-- START Available data --
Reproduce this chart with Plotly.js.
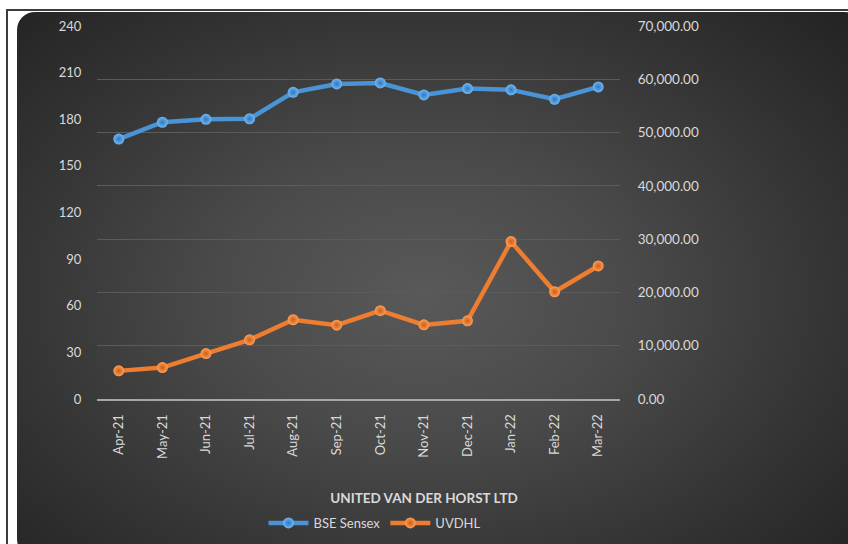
<!DOCTYPE html>
<html>
<head>
<meta charset="utf-8">
<script src="https://cdn.plot.ly/plotly-3.0.1.min.js"></script>
<style>
  html, body { margin:0; padding:0; background:#ffffff; width:848px; height:544px; overflow:hidden; }
  #frame { position:absolute; left:6px; top:9px; width:850px; height:540px; border-left:2px solid #3c3c3c; border-top:2px solid #3c3c3c; }
  #bg { position:absolute; left:17px; top:12px; width:845px; height:545px; border-radius:18px;
        background: radial-gradient(ellipse 70% 75% at 48% 52%, #595959 0%, #4a4a4a 35%, #343434 70%, #232323 100%); }
  #chart { position:absolute; left:0; top:0; width:848px; height:544px; }
</style>
</head>
<body>
<div id="frame"></div>
<div id="bg"></div>
<div id="chart"></div>
<script>
// Categories
const months = ["Apr-21","May-21","Jun-21","Jul-21","Aug-21","Sep-21","Oct-21","Nov-21","Dec-21","Jan-22","Feb-22","Mar-22"];
// BSE Sensex (right axis)
const bseSensex = [48782, 51937, 52483, 52587, 57552, 59126, 59307, 57065, 58254, 58014, 56247, 58569];
// UVDHL share price (left axis)
const uvdhl = [18.1, 20.2, 29.2, 38.1, 51.0, 47.5, 56.8, 47.7, 50.3, 101.3, 69.0, 85.6];
// Tick values
const leftTicks = [0, 30, 60, 90, 120, 150, 180, 210, 240];
const rightTicks = [0, 10000, 20000, 30000, 40000, 50000, 60000, 70000];

const font = "Lato, 'Open Sans', 'Liberation Sans', sans-serif";
const txt = "#d9d9d9";

const traces = [
  {
    x: months, y: bseSensex, name: "BSE Sensex", yaxis: "y2",
    type: "scatter", mode: "lines+markers",
    line: { color: "#4a93d6", width: 4.5 },
    marker: { symbol: "circle", size: 11, color: "#72b6f2",
              gradient: { type: "radial", color: "#2d78c0" },
              line: { width: 0 } },
    hoverinfo: "skip"
  },
  {
    x: months, y: uvdhl, name: "UVDHL", yaxis: "y",
    type: "scatter", mode: "lines+markers",
    line: { color: "#ed7d31", width: 4.5 },
    marker: { symbol: "circle", size: 11, color: "#ff9d55",
              gradient: { type: "radial", color: "#cc5e16" },
              line: { width: 0 } },
    hoverinfo: "skip"
  }
];

const layout = {
  width: 848, height: 544,
  paper_bgcolor: "rgba(0,0,0,0)",
  plot_bgcolor: "rgba(0,0,0,0)",
  margin: { l: 97, r: 228, t: 26, b: 145 },
  font: { family: font, color: txt, size: 13 },
  showlegend: true,
  title: {
    text: "<b>UNITED VAN DER HORST LTD</b>",
    font: { family: font, size: 13.5, color: txt },
    xref: "container", yref: "container",
    x: 0.5, xanchor: "center", y: 1 - 498/544, yanchor: "middle"
  },
  legend: {
    orientation: "h",
    xref: "container", yref: "container",
    x: 375/848, xanchor: "center", y: 1 - 523/544, yanchor: "middle",
    font: { family: font, size: 13, color: txt },
    bgcolor: "rgba(0,0,0,0)",
    itemwidth: 40, tracegroupgap: 0
  },
  xaxis: {
    type: "category",
    categoryarray: months,
    range: [-0.5, 11.5],
    tickangle: -90,
    tickfont: { family: font, size: 13, color: txt },
    showgrid: false,
    showline: true, linecolor: "#a6a6a6", linewidth: 2,
    ticks: "outside", ticklen: 8, tickcolor: "rgba(0,0,0,0)",
    zeroline: false, fixedrange: true
  },
  yaxis: {
    range: [0, 240],
    tickvals: leftTicks,
    ticktext: leftTicks.map(String),
    tickfont: { family: font, size: 13, color: txt },
    showgrid: false, zeroline: false, showline: false,
    ticks: "outside", ticklen: 12, tickcolor: "rgba(0,0,0,0)",
    fixedrange: true
  },
  yaxis2: {
    overlaying: "y", side: "right",
    range: [0, 70000],
    tickvals: rightTicks,
    ticktext: rightTicks.map(v => v.toLocaleString("en-US", { minimumFractionDigits: 2, maximumFractionDigits: 2 })),
    tickfont: { family: font, size: 13.5, color: txt },
    showgrid: true, gridcolor: "#5b5b5b", gridwidth: 1,
    zeroline: false, showline: false,
    ticks: "outside", ticklen: 14, tickcolor: "rgba(0,0,0,0)",
    fixedrange: true
  }
};

Plotly.newPlot("chart", traces, layout, { displayModeBar: false, staticPlot: true });
</script>
</body>
</html>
-- END Available data --
● Directions for this task:
Give every line above again exactly, with no pictures.

● Right answer:
Reproduce this chart with Plotly.js.
<!DOCTYPE html>
<html>
<head>
<meta charset="utf-8">
<script src="https://cdn.plot.ly/plotly-3.0.1.min.js"></script>
<style>
  html, body { margin:0; padding:0; background:#ffffff; width:848px; height:544px; overflow:hidden; }
  #frame { position:absolute; left:6px; top:9px; width:850px; height:540px; border-left:2px solid #3c3c3c; border-top:2px solid #3c3c3c; }
  #bg { position:absolute; left:17px; top:12px; width:845px; height:545px; border-radius:18px;
        background: radial-gradient(ellipse 70% 75% at 48% 52%, #595959 0%, #4a4a4a 35%, #343434 70%, #232323 100%); }
  #chart { position:absolute; left:0; top:0; width:848px; height:544px; }
</style>
</head>
<body>
<div id="frame"></div>
<div id="bg"></div>
<div id="chart"></div>
<script>
// Categories
const months = ["Apr-21","May-21","Jun-21","Jul-21","Aug-21","Sep-21","Oct-21","Nov-21","Dec-21","Jan-22","Feb-22","Mar-22"];
// BSE Sensex (right axis)
const bseSensex = [48782, 51937, 52483, 52587, 57552, 59126, 59307, 57065, 58254, 58014, 56247, 58569];
// UVDHL share price (left axis)
const uvdhl = [18.1, 20.2, 29.2, 38.1, 51.0, 47.5, 56.8, 47.7, 50.3, 101.3, 69.0, 85.6];
// Tick values
const leftTicks = [0, 30, 60, 90, 120, 150, 180, 210, 240];
const rightTicks = [0, 10000, 20000, 30000, 40000, 50000, 60000, 70000];

const font = "Lato, 'Open Sans', 'Liberation Sans', sans-serif";
const txt = "#d9d9d9";

const traces = [
  {
    x: months, y: bseSensex, name: "BSE Sensex", yaxis: "y2",
    type: "scatter", mode: "lines+markers",
    line: { color: "#4a93d6", width: 4.5 },
    marker: { symbol: "circle", size: 11, color: "#72b6f2",
              gradient: { type: "radial", color: "#2d78c0" },
              line: { width: 0 } },
    hoverinfo: "skip"
  },
  {
    x: months, y: uvdhl, name: "UVDHL", yaxis: "y",
    type: "scatter", mode: "lines+markers",
    line: { color: "#ed7d31", width: 4.5 },
    marker: { symbol: "circle", size: 11, color: "#ff9d55",
              gradient: { type: "radial", color: "#cc5e16" },
              line: { width: 0 } },
    hoverinfo: "skip"
  }
];

const layout = {
  width: 848, height: 544,
  paper_bgcolor: "rgba(0,0,0,0)",
  plot_bgcolor: "rgba(0,0,0,0)",
  margin: { l: 97, r: 228, t: 26, b: 145 },
  font: { family: font, color: txt, size: 13 },
  showlegend: true,
  title: {
    text: "<b>UNITED VAN DER HORST LTD</b>",
    font: { family: font, size: 13.5, color: txt },
    xref: "container", yref: "container",
    x: 0.5, xanchor: "center", y: 1 - 498/544, yanchor: "middle"
  },
  legend: {
    orientation: "h",
    xref: "container", yref: "container",
    x: 375/848, xanchor: "center", y: 1 - 523/544, yanchor: "middle",
    font: { family: font, size: 13, color: txt },
    bgcolor: "rgba(0,0,0,0)",
    itemwidth: 40, tracegroupgap: 0
  },
  xaxis: {
    type: "category",
    categoryarray: months,
    range: [-0.5, 11.5],
    tickangle: -90,
    tickfont: { family: font, size: 13, color: txt },
    showgrid: false,
    showline: true, linecolor: "#a6a6a6", linewidth: 2,
    ticks: "outside", ticklen: 8, tickcolor: "rgba(0,0,0,0)",
    zeroline: false, fixedrange: true
  },
  yaxis: {
    range: [0, 240],
    tickvals: leftTicks,
    ticktext: leftTicks.map(String),
    tickfont: { family: font, size: 13, color: txt },
    showgrid: false, zeroline: false, showline: false,
    ticks: "outside", ticklen: 12, tickcolor: "rgba(0,0,0,0)",
    fixedrange: true
  },
  yaxis2: {
    overlaying: "y", side: "right",
    range: [0, 70000],
    tickvals: rightTicks,
    ticktext: rightTicks.map(v => v.toLocaleString("en-US", { minimumFractionDigits: 2, maximumFractionDigits: 2 })),
    tickfont: { family: font, size: 13.5, color: txt },
    showgrid: true, gridcolor: "#5b5b5b", gridwidth: 1,
    zeroline: false, showline: false,
    ticks: "outside", ticklen: 14, tickcolor: "rgba(0,0,0,0)",
    fixedrange: true
  }
};

Plotly.newPlot("chart", traces, layout, { displayModeBar: false, staticPlot: true });
</script>
</body>
</html>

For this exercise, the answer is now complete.